Lei Cidade Limpa (Portuguese for clean city law) is a law of the city of São Paulo, Brazil promulgated in 2006 that prohibits advertising such as that of outdoor posters. It was proposed by mayor Gilberto Kassab.

15,000 billboards were taken down.[1] Large support from the public was shown for the initiative, in face of private marketing campaigns by certain advertisers for the people to oppose the bans. Following the removal of advertisements, many remarked that they felt like they were in a new city. At the same time, the law created some unexpected social observations.

Vinicius Valvao, a reporter at Folha de São Paulo, Brazil's largest newspaper, explained in an interview: “São Paulo is a very vertical city. That makes it very frenetic. You could not even realize the architecture of the old buildings, because all the buildings, all the houses were just covered with billboards and logos and propaganda. And there was no criteria. And now it is amazing. They uncovered a lot of problems the city had that we never realized. For example, there are some favelas, which are the shantytowns. I wrote a big story in my newspaper today that in a lot of parts of the city we never realized there was a big shantytown. People were shocked because they never saw that before, just because there were a lot of billboards covering the area. São Paulo is just like New York. It is a very multicultural, globalized city. We have the Japanese neighborhood, we have the Korean neighborhood, we have the Italian neighborhood and in the Korean neighborhood, they have a lot of small manufacturers, these Korean businessmen. They hire illegal labor from Bolivian immigrants. And there was a lot of billboards in front of these manufacturers' shops. And when they uncovered, we could see through the window a lot of Bolivian people like sleeping and working at the same place. They earn money, just enough for food. So it is a big social problem that was uncovered, and the city was shocked by these news.”[citation needed]

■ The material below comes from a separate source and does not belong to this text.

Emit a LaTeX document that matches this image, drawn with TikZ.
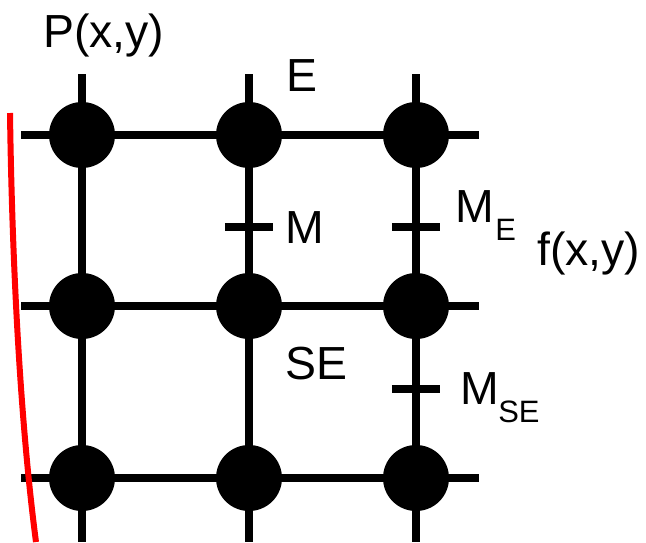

The implementation of the law was controversial. The advertising industry took it worst. Many of the graffiti images which had brought the city an international reputation for artistic innovation were destroyed and others badly damaged, including the officially approved 680 meter-long mural painted by the grafiteiros Os Gêmeos, Nunca and Nina along the 23 de Maio expressway. At the same time the artists' work was being celebrated in the Street Art exhibition at Tate Modern Gallery in London, with large-scale works by Os Gêmeos and Nunca decorating the Tate Modern's external walls. This international recognition of the significance of the artists' work led to a re-evaluation in São Paulo of the importance of street art and the impact of the law. Following a public debate on the subject of what constituted art a registry of street art in São Paulo meriting protection was established by the city.[2]